§ Charts and diagrams as code
※ ※ ※

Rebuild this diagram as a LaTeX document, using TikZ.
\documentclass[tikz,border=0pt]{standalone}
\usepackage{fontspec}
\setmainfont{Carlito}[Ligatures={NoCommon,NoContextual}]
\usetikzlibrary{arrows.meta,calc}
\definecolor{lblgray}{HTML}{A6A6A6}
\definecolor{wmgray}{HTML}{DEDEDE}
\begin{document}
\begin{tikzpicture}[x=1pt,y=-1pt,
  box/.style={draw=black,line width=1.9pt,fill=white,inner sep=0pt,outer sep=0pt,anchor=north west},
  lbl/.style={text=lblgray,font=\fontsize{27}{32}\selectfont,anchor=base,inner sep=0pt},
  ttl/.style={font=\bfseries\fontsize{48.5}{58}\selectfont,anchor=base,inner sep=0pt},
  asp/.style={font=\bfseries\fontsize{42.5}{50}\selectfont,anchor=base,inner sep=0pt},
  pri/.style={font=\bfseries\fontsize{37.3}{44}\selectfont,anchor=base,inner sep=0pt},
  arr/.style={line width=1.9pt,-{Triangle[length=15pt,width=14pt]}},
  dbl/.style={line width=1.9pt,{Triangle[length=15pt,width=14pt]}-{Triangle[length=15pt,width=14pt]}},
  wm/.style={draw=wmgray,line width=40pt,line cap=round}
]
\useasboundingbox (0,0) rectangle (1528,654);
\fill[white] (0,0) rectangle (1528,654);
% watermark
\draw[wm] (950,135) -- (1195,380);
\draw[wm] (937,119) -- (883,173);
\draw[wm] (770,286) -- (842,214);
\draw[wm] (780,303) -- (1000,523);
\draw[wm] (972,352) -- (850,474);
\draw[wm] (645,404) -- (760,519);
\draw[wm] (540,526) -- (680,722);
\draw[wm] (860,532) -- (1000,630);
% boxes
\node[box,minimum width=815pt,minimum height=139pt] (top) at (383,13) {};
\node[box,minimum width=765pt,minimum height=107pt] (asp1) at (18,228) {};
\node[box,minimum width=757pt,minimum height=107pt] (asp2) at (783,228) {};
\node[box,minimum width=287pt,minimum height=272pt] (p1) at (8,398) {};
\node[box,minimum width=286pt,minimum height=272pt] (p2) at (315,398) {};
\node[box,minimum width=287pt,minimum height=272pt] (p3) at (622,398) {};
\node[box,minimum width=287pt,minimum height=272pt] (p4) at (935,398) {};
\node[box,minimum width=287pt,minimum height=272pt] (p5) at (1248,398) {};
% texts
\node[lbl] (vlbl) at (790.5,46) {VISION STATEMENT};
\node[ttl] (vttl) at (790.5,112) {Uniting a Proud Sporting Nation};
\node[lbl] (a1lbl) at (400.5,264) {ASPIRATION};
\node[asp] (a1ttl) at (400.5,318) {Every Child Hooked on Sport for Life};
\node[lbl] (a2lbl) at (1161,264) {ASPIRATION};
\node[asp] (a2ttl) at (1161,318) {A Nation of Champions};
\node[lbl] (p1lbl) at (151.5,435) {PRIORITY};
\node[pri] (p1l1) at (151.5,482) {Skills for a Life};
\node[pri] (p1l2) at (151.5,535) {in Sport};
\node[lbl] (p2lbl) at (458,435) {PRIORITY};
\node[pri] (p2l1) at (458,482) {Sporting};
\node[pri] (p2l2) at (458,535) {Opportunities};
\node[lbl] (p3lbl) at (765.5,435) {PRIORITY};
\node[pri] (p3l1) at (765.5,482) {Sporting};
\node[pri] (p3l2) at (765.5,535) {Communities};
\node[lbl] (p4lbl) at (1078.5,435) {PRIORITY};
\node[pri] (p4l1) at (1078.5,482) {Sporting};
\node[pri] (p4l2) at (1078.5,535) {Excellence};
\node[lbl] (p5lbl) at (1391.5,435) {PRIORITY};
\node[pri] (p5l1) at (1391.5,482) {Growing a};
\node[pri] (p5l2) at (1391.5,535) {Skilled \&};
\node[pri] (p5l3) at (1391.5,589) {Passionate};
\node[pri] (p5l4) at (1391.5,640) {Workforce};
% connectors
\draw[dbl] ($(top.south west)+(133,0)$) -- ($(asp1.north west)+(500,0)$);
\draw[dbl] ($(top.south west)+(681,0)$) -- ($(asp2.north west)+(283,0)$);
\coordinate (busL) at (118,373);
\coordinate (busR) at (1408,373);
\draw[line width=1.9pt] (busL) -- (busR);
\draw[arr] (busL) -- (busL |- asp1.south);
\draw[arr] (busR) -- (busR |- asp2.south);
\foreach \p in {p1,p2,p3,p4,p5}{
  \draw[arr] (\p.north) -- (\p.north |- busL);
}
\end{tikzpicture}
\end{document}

※ ※ ※

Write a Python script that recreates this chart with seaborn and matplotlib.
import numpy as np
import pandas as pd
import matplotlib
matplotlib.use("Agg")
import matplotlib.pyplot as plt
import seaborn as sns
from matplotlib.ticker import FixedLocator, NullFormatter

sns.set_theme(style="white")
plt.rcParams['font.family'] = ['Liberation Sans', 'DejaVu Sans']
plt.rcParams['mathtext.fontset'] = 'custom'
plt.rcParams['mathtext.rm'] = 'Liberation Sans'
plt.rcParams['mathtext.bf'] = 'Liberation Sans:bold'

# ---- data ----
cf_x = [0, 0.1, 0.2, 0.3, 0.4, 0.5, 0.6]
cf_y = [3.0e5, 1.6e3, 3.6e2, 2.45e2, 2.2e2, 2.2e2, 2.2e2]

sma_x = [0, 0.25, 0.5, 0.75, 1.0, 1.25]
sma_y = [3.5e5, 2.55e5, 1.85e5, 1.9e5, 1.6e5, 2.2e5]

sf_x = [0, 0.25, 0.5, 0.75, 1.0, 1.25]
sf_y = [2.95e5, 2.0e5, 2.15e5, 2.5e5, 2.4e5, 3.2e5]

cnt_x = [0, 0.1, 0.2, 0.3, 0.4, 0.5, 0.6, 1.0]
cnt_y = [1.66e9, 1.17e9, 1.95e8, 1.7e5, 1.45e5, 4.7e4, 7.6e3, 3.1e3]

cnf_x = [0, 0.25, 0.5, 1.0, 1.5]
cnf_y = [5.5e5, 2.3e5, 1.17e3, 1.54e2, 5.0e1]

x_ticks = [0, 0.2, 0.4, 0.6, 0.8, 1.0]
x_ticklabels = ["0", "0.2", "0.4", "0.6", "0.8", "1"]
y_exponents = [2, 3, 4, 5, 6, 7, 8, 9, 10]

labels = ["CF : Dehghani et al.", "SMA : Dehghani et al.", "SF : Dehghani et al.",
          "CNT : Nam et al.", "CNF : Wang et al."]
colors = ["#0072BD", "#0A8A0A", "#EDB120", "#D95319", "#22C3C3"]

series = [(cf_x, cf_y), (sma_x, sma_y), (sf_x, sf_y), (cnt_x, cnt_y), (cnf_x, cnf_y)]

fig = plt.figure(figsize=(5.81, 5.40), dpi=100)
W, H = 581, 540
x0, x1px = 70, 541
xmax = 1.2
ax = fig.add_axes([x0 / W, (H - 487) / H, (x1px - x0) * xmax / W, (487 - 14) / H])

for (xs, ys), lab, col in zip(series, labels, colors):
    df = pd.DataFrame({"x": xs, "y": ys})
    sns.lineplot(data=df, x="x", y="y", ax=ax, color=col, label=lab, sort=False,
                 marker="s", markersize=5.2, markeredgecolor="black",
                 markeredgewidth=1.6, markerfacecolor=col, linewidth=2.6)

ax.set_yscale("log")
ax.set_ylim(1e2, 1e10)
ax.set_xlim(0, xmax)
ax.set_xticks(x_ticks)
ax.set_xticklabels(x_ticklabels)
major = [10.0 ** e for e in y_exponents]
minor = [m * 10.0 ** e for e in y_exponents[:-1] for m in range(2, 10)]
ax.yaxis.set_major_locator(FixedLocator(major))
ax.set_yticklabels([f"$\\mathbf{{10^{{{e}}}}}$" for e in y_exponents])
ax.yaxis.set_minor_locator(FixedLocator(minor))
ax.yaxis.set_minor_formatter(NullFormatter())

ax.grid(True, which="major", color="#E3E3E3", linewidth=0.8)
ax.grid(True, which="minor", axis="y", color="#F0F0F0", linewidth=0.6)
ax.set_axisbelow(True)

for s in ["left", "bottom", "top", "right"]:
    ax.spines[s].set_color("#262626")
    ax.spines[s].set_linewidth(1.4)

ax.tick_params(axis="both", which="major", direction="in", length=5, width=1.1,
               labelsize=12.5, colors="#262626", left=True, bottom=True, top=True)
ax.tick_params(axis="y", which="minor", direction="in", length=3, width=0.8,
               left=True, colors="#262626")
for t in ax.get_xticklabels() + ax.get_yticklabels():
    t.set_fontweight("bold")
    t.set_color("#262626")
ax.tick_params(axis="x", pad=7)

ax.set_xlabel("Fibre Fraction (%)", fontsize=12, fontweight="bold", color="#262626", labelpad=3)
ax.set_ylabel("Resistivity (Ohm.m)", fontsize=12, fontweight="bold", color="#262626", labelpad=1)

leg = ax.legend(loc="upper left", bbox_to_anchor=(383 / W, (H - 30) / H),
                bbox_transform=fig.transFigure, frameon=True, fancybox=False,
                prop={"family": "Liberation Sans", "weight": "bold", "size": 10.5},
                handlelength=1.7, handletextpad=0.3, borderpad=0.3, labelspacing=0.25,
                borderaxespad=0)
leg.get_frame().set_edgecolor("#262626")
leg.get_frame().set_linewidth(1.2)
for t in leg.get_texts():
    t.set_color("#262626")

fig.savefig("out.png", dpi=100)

※ ※ ※

§ REQUEST
Read the entries and select each line where the word "this" is found.

§ TASK RESPONSE
Rebuild this diagram as a LaTeX document, using TikZ.
Write a Python script that recreates this chart with seaborn and matplotlib.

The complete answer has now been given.